At the very least it made me feel like I was justifying the cheque Mr and Mrs M had handed over. I’d love to skive for a bit, maybe watch the audition show for American Idol and laugh at the strange people singing ‘Wind Beneath My Wings’, but I was genetically incapable of it. My parents would thrash me if I ever lost my work ethic. It’d be considered almost as bad as voting Tory, and I’d never be invited for Sunday tea again.
Finding Dan 666 should be a lot simpler than finding my supernatural bad guy, as everyone who subscribes to pi.share submits contact details. I clicked on his profile, and sure enough a few sketchy facts appeared. No photo, but a full name. Dan Lennon. Lennon? I stared at the screen for a second – was I being set up here? Was this all some sick joke my former colleagues had plotted for a laugh? Would Corky Corcoran and half of Ball Street CID leap out of the wardrobe any second? Probably not. It was too clever for them.
Dan Lennon. Hilarious – maybe we could form a double act and do tribute shows for sixtieth birthday parties. We could buy moptop wigs, a couple of sharp suits, and we’d make a fortune.
I jotted down his address details – an easy drive up the M6 to the Lakes. Then I did the obvious: Googled him. What can I say? Even us fully trained crack professionals slum it sometimes.

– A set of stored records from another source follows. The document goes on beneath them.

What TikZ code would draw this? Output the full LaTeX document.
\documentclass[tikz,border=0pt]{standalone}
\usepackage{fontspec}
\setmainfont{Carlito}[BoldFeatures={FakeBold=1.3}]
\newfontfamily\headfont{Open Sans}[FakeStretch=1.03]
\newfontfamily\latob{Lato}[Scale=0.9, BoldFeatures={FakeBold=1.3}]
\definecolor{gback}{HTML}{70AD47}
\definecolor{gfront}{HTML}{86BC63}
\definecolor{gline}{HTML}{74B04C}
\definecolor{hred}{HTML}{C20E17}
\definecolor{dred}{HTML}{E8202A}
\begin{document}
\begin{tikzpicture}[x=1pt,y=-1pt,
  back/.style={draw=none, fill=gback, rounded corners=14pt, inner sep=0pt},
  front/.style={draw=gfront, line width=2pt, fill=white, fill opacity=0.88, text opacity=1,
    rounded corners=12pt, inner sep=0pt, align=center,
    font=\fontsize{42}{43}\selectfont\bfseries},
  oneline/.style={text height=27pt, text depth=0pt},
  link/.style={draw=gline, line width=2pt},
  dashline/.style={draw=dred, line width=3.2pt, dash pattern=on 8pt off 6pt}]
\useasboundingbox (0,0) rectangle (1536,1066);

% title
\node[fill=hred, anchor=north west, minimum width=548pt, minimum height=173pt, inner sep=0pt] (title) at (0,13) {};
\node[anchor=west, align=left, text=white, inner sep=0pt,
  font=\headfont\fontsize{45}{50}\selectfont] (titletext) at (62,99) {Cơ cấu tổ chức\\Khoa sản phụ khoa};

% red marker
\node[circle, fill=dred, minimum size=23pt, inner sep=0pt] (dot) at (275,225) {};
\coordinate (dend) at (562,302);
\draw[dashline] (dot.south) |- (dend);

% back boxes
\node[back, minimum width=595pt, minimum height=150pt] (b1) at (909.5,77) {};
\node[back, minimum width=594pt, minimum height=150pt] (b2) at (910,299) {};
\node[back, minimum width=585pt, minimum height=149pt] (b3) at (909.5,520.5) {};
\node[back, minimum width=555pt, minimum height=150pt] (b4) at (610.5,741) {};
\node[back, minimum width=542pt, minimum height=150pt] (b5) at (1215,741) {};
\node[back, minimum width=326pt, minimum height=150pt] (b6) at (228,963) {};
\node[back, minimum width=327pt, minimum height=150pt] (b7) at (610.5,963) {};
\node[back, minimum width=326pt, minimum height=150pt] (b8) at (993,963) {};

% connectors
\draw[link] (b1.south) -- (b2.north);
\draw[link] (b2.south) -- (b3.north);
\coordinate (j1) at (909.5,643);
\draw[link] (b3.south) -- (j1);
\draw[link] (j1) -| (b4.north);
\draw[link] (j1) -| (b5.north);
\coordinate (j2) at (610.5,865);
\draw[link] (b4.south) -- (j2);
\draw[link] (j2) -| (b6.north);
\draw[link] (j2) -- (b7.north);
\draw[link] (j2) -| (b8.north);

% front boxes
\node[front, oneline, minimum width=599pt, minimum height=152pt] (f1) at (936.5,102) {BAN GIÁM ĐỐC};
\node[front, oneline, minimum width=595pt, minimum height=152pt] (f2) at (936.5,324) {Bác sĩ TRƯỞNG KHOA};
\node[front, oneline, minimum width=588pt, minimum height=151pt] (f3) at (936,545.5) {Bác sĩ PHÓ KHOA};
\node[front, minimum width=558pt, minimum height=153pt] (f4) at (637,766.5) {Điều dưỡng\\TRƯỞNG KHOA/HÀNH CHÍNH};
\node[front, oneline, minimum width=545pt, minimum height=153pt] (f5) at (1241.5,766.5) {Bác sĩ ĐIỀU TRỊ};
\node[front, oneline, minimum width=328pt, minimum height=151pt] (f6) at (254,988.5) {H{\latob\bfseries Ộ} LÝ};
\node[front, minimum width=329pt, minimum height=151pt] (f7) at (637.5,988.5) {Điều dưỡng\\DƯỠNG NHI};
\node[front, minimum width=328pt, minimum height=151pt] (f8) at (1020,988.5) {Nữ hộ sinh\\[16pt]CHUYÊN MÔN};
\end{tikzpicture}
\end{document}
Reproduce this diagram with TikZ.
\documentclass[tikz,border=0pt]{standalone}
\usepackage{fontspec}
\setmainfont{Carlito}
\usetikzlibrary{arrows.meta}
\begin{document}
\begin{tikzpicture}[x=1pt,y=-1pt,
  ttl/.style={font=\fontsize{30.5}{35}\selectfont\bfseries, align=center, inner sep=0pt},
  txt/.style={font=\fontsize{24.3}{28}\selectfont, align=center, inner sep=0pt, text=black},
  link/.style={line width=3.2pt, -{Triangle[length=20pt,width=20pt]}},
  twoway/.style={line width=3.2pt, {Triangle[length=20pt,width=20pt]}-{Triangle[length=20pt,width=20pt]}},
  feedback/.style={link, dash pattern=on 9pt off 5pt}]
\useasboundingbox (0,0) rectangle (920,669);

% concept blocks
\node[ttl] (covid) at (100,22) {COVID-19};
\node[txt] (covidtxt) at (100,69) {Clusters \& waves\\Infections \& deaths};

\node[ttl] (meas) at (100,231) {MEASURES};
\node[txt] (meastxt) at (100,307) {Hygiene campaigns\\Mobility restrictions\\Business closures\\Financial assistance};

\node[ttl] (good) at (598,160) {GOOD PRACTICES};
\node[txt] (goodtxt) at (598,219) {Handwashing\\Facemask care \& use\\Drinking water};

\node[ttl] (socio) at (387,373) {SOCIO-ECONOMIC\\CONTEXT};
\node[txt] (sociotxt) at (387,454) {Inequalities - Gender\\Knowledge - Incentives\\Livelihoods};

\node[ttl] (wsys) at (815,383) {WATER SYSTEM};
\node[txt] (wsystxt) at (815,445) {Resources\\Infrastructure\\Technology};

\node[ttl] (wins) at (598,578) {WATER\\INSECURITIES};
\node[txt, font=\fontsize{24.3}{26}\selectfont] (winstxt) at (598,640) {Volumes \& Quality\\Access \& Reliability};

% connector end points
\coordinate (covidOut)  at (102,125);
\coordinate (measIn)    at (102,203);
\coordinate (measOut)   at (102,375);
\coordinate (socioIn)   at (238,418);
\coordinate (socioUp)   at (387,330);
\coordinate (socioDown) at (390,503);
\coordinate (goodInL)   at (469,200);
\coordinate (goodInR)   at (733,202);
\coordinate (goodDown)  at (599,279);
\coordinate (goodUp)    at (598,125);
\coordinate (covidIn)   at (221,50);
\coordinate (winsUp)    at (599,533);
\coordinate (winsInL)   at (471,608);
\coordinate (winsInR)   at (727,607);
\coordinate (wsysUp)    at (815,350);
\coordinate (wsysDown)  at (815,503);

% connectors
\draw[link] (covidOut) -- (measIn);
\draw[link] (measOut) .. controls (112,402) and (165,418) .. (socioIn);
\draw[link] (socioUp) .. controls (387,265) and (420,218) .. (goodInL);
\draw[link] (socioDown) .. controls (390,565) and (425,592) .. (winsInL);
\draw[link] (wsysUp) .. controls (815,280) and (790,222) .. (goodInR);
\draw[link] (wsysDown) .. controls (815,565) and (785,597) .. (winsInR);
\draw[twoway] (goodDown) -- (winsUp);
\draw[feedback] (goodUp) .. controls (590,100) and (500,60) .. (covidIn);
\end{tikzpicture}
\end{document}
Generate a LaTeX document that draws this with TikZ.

Strangely enough I couldn’t find anything much at all for Dan Lennon. It was similar to when I Googled myself – come on, we’ve all done it! – a mishmash of real-life stuff that was relevant and a huge array of ephemera about Paul McCartney and a completely different Jayne. When I edged out all references to John Lennon and Steely Dan, assuming he wasn’t actually a member of an American jazz rock band from the seventies, I was left with very little, and most of it referred to a Father Dan Lennon. I instantly felt guilty for being half-drunk in charge of a laptop.
Father Dan, it seemed, was a priest – in some place I’d never heard of between Kendal and Windermere. Resorting to my favourite search engine that begins with ‘G’ again, I found out it fit – it was close enough to the address given on pi.share to make it fairly certain that my ghost-hunting super sleuth was, in fact, Holy Joe. Or Holy Dan, in this case.
That should certainly make tomorrow interesting, I thought, popping the wine back in the fridge. No more for me. Not when I had a copy of the Coroner’s Report to read before bedtime, and a long drive ahead of me the next morning – not to mention a date with a Man of God.